* [EXERCISE INPUTS]:
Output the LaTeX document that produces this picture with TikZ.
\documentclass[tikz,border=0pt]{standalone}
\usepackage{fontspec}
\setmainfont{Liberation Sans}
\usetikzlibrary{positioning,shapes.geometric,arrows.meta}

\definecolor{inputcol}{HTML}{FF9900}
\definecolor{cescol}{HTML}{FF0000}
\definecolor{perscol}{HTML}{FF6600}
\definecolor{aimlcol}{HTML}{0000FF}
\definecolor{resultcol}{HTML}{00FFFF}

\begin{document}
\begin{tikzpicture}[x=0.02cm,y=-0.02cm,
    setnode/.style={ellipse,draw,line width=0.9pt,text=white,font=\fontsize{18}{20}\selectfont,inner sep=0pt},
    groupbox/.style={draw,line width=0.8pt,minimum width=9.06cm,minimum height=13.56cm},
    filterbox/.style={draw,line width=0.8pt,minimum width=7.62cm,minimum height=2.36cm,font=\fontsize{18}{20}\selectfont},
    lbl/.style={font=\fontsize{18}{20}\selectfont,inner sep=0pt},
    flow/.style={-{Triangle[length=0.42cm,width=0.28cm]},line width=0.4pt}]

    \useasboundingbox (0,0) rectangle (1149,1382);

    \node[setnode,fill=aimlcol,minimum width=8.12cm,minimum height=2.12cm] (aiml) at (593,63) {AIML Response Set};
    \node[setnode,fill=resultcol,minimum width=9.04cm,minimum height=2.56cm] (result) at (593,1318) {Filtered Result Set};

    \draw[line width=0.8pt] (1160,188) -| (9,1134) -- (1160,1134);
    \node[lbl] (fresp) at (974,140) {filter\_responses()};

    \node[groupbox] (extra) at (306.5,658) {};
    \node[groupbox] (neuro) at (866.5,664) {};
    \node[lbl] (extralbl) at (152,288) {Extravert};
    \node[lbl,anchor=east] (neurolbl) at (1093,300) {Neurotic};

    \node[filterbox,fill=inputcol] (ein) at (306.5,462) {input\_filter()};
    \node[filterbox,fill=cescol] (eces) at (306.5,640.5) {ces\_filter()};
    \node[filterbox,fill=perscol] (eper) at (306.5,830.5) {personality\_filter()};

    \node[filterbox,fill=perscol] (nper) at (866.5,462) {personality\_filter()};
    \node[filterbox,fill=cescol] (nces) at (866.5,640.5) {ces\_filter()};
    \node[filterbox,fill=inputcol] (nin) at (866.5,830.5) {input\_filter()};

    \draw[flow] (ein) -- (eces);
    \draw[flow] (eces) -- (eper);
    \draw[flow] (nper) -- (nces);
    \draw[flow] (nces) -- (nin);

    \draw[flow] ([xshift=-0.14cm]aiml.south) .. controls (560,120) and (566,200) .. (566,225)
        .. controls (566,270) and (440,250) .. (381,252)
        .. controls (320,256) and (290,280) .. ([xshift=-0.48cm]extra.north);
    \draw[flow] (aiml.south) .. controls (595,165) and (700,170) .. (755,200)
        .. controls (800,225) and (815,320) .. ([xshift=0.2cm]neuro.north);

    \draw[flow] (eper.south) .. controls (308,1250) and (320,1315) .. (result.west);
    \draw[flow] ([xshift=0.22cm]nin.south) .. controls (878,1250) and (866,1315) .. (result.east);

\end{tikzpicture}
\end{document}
* * *
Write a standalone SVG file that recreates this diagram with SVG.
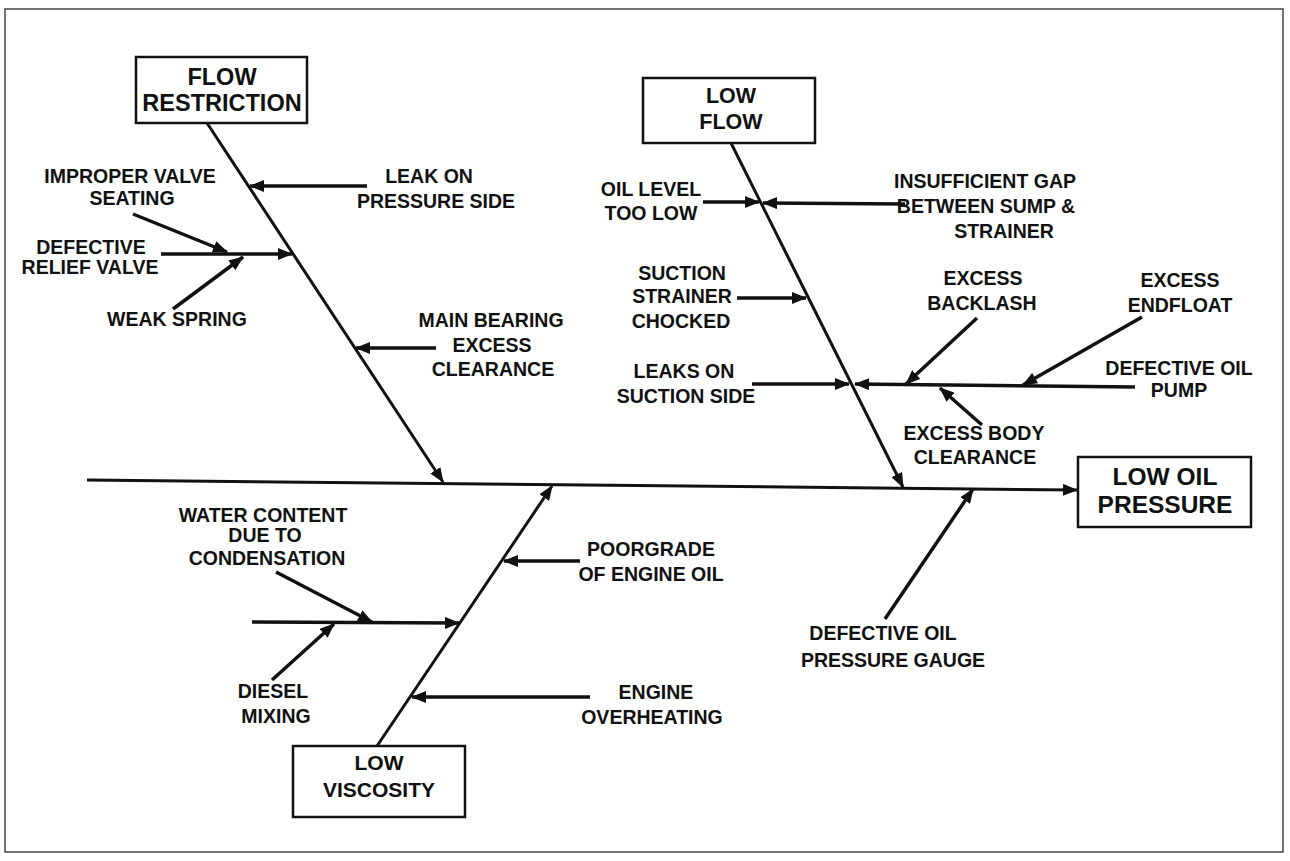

* [EXERCISE INSTRUCTIONS]: Return every line above that contains the word "with".

* [SOLUTION FOR THIS PROBLEM]:
Output the LaTeX document that produces this picture with TikZ.
Write a standalone SVG file that recreates this diagram with SVG.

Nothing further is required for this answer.